## start PROVIDED RECORDS
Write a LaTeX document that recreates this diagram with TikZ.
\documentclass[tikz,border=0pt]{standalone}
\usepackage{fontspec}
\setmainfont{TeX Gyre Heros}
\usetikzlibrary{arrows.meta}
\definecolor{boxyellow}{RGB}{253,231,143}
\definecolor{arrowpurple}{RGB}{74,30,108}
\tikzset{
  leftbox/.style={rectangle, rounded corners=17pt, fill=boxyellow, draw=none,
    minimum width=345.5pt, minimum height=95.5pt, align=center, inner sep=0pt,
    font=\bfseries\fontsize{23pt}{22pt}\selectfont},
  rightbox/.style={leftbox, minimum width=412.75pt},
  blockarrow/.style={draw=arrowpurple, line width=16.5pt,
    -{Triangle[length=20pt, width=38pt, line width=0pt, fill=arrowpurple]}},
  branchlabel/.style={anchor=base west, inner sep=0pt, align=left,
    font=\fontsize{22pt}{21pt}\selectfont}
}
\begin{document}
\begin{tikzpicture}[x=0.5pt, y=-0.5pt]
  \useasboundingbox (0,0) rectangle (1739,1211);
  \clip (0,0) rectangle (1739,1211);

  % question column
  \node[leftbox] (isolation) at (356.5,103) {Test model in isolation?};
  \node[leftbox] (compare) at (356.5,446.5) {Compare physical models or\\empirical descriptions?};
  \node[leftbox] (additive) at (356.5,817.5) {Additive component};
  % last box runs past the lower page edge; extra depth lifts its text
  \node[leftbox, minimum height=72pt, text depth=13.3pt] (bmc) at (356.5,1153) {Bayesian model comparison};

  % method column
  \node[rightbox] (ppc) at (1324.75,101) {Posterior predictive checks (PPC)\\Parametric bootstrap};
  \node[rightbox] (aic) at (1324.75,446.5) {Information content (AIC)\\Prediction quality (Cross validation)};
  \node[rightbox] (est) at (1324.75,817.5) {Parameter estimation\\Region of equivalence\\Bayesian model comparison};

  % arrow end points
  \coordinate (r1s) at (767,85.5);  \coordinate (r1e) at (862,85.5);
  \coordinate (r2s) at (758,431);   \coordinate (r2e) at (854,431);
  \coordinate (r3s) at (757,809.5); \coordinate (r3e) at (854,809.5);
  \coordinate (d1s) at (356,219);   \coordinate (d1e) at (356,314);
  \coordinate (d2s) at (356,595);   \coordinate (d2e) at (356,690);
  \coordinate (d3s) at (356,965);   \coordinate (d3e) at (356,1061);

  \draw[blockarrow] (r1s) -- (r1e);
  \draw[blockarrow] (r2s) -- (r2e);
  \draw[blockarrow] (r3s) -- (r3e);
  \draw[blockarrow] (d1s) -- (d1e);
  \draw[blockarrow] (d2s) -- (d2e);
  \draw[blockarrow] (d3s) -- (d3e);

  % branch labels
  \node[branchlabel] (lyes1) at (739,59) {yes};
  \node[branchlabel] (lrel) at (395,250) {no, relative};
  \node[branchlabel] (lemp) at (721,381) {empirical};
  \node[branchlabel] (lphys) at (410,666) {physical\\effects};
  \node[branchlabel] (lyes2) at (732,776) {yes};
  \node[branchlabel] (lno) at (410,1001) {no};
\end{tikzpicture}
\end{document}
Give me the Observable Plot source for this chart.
## end PROVIDED RECORDS
EXERCISE AIM =
Output the entries exactly.

SOLUTION TO THE PROBLEM =
Write a LaTeX document that recreates this diagram with TikZ.
\documentclass[tikz,border=0pt]{standalone}
\usepackage{fontspec}
\setmainfont{TeX Gyre Heros}
\usetikzlibrary{arrows.meta}
\definecolor{boxyellow}{RGB}{253,231,143}
\definecolor{arrowpurple}{RGB}{74,30,108}
\tikzset{
  leftbox/.style={rectangle, rounded corners=17pt, fill=boxyellow, draw=none,
    minimum width=345.5pt, minimum height=95.5pt, align=center, inner sep=0pt,
    font=\bfseries\fontsize{23pt}{22pt}\selectfont},
  rightbox/.style={leftbox, minimum width=412.75pt},
  blockarrow/.style={draw=arrowpurple, line width=16.5pt,
    -{Triangle[length=20pt, width=38pt, line width=0pt, fill=arrowpurple]}},
  branchlabel/.style={anchor=base west, inner sep=0pt, align=left,
    font=\fontsize{22pt}{21pt}\selectfont}
}
\begin{document}
\begin{tikzpicture}[x=0.5pt, y=-0.5pt]
  \useasboundingbox (0,0) rectangle (1739,1211);
  \clip (0,0) rectangle (1739,1211);

  % question column
  \node[leftbox] (isolation) at (356.5,103) {Test model in isolation?};
  \node[leftbox] (compare) at (356.5,446.5) {Compare physical models or\\empirical descriptions?};
  \node[leftbox] (additive) at (356.5,817.5) {Additive component};
  % last box runs past the lower page edge; extra depth lifts its text
  \node[leftbox, minimum height=72pt, text depth=13.3pt] (bmc) at (356.5,1153) {Bayesian model comparison};

  % method column
  \node[rightbox] (ppc) at (1324.75,101) {Posterior predictive checks (PPC)\\Parametric bootstrap};
  \node[rightbox] (aic) at (1324.75,446.5) {Information content (AIC)\\Prediction quality (Cross validation)};
  \node[rightbox] (est) at (1324.75,817.5) {Parameter estimation\\Region of equivalence\\Bayesian model comparison};

  % arrow end points
  \coordinate (r1s) at (767,85.5);  \coordinate (r1e) at (862,85.5);
  \coordinate (r2s) at (758,431);   \coordinate (r2e) at (854,431);
  \coordinate (r3s) at (757,809.5); \coordinate (r3e) at (854,809.5);
  \coordinate (d1s) at (356,219);   \coordinate (d1e) at (356,314);
  \coordinate (d2s) at (356,595);   \coordinate (d2e) at (356,690);
  \coordinate (d3s) at (356,965);   \coordinate (d3e) at (356,1061);

  \draw[blockarrow] (r1s) -- (r1e);
  \draw[blockarrow] (r2s) -- (r2e);
  \draw[blockarrow] (r3s) -- (r3e);
  \draw[blockarrow] (d1s) -- (d1e);
  \draw[blockarrow] (d2s) -- (d2e);
  \draw[blockarrow] (d3s) -- (d3e);

  % branch labels
  \node[branchlabel] (lyes1) at (739,59) {yes};
  \node[branchlabel] (lrel) at (395,250) {no, relative};
  \node[branchlabel] (lemp) at (721,381) {empirical};
  \node[branchlabel] (lphys) at (410,666) {physical\\effects};
  \node[branchlabel] (lyes2) at (732,776) {yes};
  \node[branchlabel] (lno) at (410,1001) {no};
\end{tikzpicture}
\end{document}
Give me the Observable Plot source for this chart.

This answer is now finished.